Conséquence: l'étude chiffre à -3% "la faible baisse des émissions du secteur aérien européen prévue entre 2019 et 2049, si le scénario de l'industrie se réalise. En 2050, date à laquelle l'UE devra atteindre le zéro émission nette, le secteur aérien émettra encore 79 millions de tonnes de CO2".

"Bien que les carburants de synthèse présentent plus de gages de durabilité et de capacité de mise à l’échelle que les biocarburants, ils ne seront pas en mesure de suivre la croissance débridée du secteur aérien", peut-on lire. "Ces derniers sont une solution de décarbonation de l’aérien seulement si le niveau de trafic est maîtrisé."

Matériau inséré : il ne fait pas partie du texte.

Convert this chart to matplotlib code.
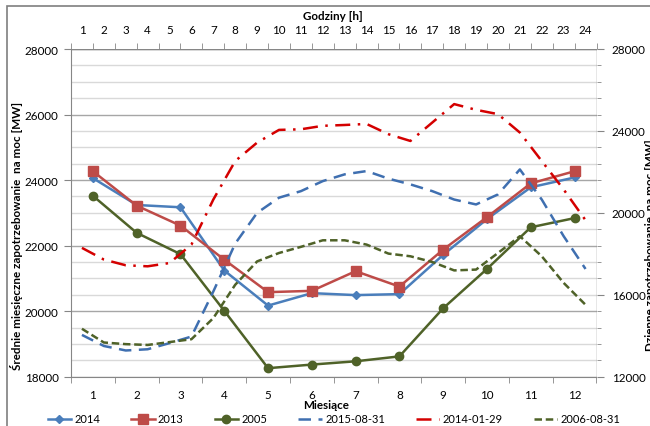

Des taxes qui freinent les investissements

Enfin, la multiplication des taxes touchant les compagnies aériennes ou les aéroports est considérée par le secteur comme un frein aux investissements liés à la décarbonation.

Exemple en France avec la hausse de la taxe de solidarité sur les billets. "Une hausse pérenne de la taxe de solidarité sur les billets d’avion en France, au-delà de pénaliser une économie française en grande difficulté, fragilisera structurellement encore un peu plus un transport aérien français dont les besoins financiers pour accompagner sa transition écologique sont pourtant massifs", estime la FNAM, la Fédération nationale de l’aviation et de ses métiers.

Le secteur rappelle que le paquet européen "Fit for 55" de "verdissement" de l'aérien va se traduire par des charges d'un milliard d'euros pour les compagnies françaises en 2030, montant qui "devrait atteindre 2,7 milliards en 2035".

En définitive, "l'industrie entre dans une décennie déterminante, où elle devra équilibrer une forte demande avec de lourdes contraintes pesant sur l’offre et nécessitant des solutions innovantes, en plus d’une adaptation stratégique certaine”, analyse Jérôme Bouchard, partner chez Oliver Wyman.